同梯也尔在波尔多采取的第一个经济举措就是为自己增加300万法郎的年俸不同,公社规定“从公社委员起,自上至下一切公职人员,都只应领取相当于工人工资的薪金”,“各市政机关职员所得的最高薪金每年为6000法郎。”公社取消高薪具有重要意义,公社提高低工资阶层的工资,限制公职人员的最高薪金,从而缩小了社会收入差距。这些举措表明巴黎公社是廉洁的政府,其目的在于实现劳动解放和社会公平。
公社实行了人民政府公职人员的直接选举、监督和罢免制度。“彻底清除了国家等级制,以随时可以罢免的勤务员来代替骑在人民头上作威作福的老爷们,以真正的负责制来代替虚伪的负责制,因为这些勤务员经常是在公众监督之下进行工作的。”公社“一方面取缔国家寄生虫的非生产性活动和为非作歹的活动,杜绝把大宗国民产品浪费在供养国家恶魔上的根源,另一方面,以工人的工资执行地方性和全国性的实际行政职务。由此可见,公社是以大规模的节约,不但以政治改造,而且以经济改革来开始其工作的。”公社的这一举措防止了国家机关官僚化的同时也减轻了人民的负担,政府公职不再是为剥削阶级谋取利益的“私有物”,而是为了实现为人民服务的重要载体,“这里恰巧最明显地表现出一种转变:从资产阶级的民主转变为无产阶级的民主”。
综上所述,马克思通过对无产阶级专政,人民公仆理论的论述阐释了无产阶级政府构建的基本原则。其中马克思所表达的人民至上以及廉洁政府的观点建设对于今天实现国家治理现代化具有重要的指导意义。
在对马克思的政府观研究中,我们在看到其深远的理论与实践影响同时,也应该看到,受时代的局限,马克思的政府理论并不完备。首先,马克思所处的时代是无产阶级革命时代,因此,马克思对于政府的研究主要侧重在揭露资产阶级政府的反动性质以及提供无产阶级政府建立理论依据上,对于无产阶级政府的建设理论研究略显不足。
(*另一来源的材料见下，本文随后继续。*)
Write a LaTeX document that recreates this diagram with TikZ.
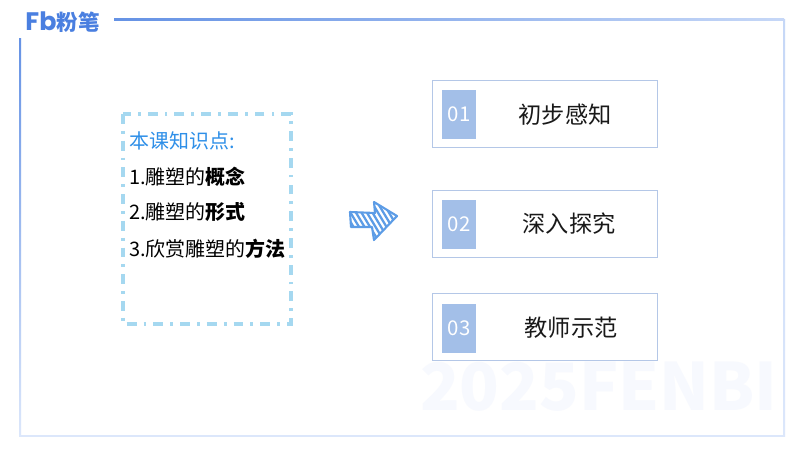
\documentclass[tikz,border=0pt]{standalone}
\usepackage{fontspec}
\setmainfont{Noto Sans CJK SC}
\setsansfont{Noto Sans CJK SC}
\newfontfamily\logofont{Poppins}
\definecolor{logoblue}{HTML}{4A7FE0}
\definecolor{paleblue}{HTML}{DCE7FB}
\definecolor{dashblue}{HTML}{A5D8F0}
\definecolor{titleblue}{HTML}{2E8FE8}
\definecolor{itemline}{HTML}{B4C7E7}
\definecolor{itemfill}{HTML}{A3BFE8}
\definecolor{arrowblue}{HTML}{5C9CE6}
\definecolor{markgray}{HTML}{F7F9FE}
\tikzset{
  itembox/.style={draw=itemline,line width=0.6pt,fill=white,minimum width=225*0.025cm,minimum height=67*0.025cm,inner sep=0pt},
  itemnum/.style={fill=itemfill,text=white,minimum width=34*0.025cm,minimum height=49*0.025cm,inner sep=0pt,font=\fontsize{14.5}{16}\selectfont},
  itemtext/.style={text=black!90,inner sep=0pt,font=\fontsize{16.5}{18}\selectfont},
  pointline/.style={anchor=west,inner sep=0pt,font=\fontsize{14.2}{16}\selectfont}
}
\begin{document}
\begin{tikzpicture}[x=0.025cm,y=-0.025cm]
    \useasboundingbox (0,0) rectangle (800,450);
    \fill[white] (0,0) rectangle (800,450);
    \node[inner sep=0pt,text=markgray,font=\fontsize{46.4}{50}\bfseries\selectfont] (mark) at (599,387) {2025FENBI};
    \shade[left color=logoblue!85,right color=paleblue!85!logoblue] (114,18) rectangle (784,20);
    \shade[top color=paleblue!85!logoblue,bottom color=paleblue] (783,19) rectangle (785,436);
    \shade[top color=logoblue!85,bottom color=paleblue] (19,38) rectangle (21,436);
    \fill[paleblue] (19,435) rectangle (785,437);
    \node[inner sep=0pt,text=logoblue,font=\logofont\fontsize{18}{20}\bfseries\selectfont] (logomark) at (41,21) {Fb};
    \node[inner sep=0pt,text=logoblue,font=\fontsize{15.3}{17}\bfseries\selectfont] (logoname) at (78.5,22) {粉笔};
    \draw[dashblue,line width=2.4pt,dash pattern=on 7pt off 5pt on 2pt off 5pt] (123,114) rectangle (291,324);
    \node[pointline,text=titleblue] (title) at (129,141) {本课知识点:};
    \node[pointline] (pointa) at (129,177) {1.雕塑的\textbf{概念}};
    \node[pointline] (pointb) at (129,212) {2.雕塑的\textbf{形式}};
    \node[pointline] (pointc) at (129,249) {3.欣赏雕塑的\textbf{方法}};
    \begin{scope}
        \clip (350,212) -- (375,213) -- (374,202) -- (397,216) -- (374,240) -- (372,227) -- (351,227) -- cycle;
        \foreach \i in {0,1,...,11}
            \draw[arrowblue,line width=1.6pt] (335+5.5*\i,196) -- (365+5.5*\i,246);
    \end{scope}
    \draw[arrowblue,line width=1.5pt,line join=round] (350,212) -- (375,213) -- (374,202) -- (397,216) -- (374,240) -- (372,227) -- (351,227) -- cycle;
    \node[itembox] (boxa) at (544.5,113.5) {};
    \node[itembox] (boxb) at (544.5,223.5) {};
    \node[itembox] (boxc) at (544.5,326.5) {};
    \node[itemnum] (numa) at (459,114.5) {01};
    \node[itemnum] (numb) at (459,224.5) {02};
    \node[itemnum] (numc) at (459,328.5) {03};
    \node[itemtext] (texta) at (565,115) {初步感知};
    \node[itemtext] (textb) at (569,224) {深入探究};
    \node[itemtext] (textc) at (571,328) {教师示范};
\end{tikzpicture}
\end{document}
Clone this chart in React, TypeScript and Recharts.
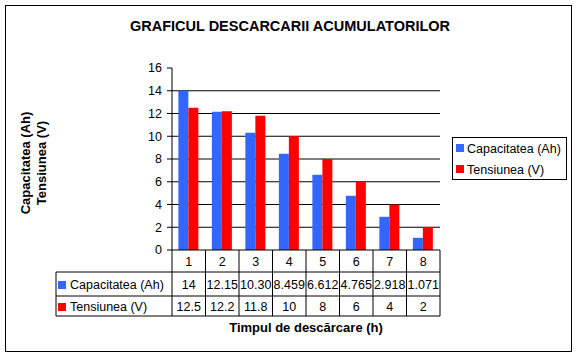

其次,对于政府的职能,按照无产阶级政府的发展趋势,政府的政治统治职能的发展是一个逐渐削弱,淡化并最终为社会管理职能取代的过程,而在19世纪的无产阶级革命中,无产阶级的根本任务是通过暴力手段推翻旧政府的压迫,实现自身的解放,因此特别强调政府的政治统治职能,但是在建立无产阶级专政之后对于如何实现政府职能的转变,马克思并没有作出详尽的阐释。再次,马克思对于无产阶级政府在建立后的对外政策以及外交研究略显不足。最后,马克思政府观中主要的实践来源是巴黎公社的革命,这次革命虽然是无产阶级政府建立的伟大尝试,但是由于没有完备的政府建设理论作为指导,因此对于政府在运行过程中所产生的复杂问题没有相应的应对经验。马克思没有经历过后来的社会主义革命和建设的实践,也没有经历过后来的国际形势变化,因此他们对政府社会管理职能的实现方式,未能做出有针对性的具体论述。
[注释]
[1]卢梭.社会契约论(第3卷)[M].北京商务印书馆,2014(63).
[2]列宁全集(第25卷)[M].13页北京人民出版社,1984(13).
[3]马克思恩格斯选集(第3卷)[M].北京人民出版社,1995(118).
[4]马克思恩格斯选集(第1卷)[M].北京人民出版社,1995(194).
[5]马克思恩格斯选集(第1卷)[M].北京人民出版社,1995.
[6]乔治斯·戴尔玛斯.马克思的黑格尔国家哲学批判及其民主理论鲁绍臣编译马克思主义与现实[J].2010(1):11.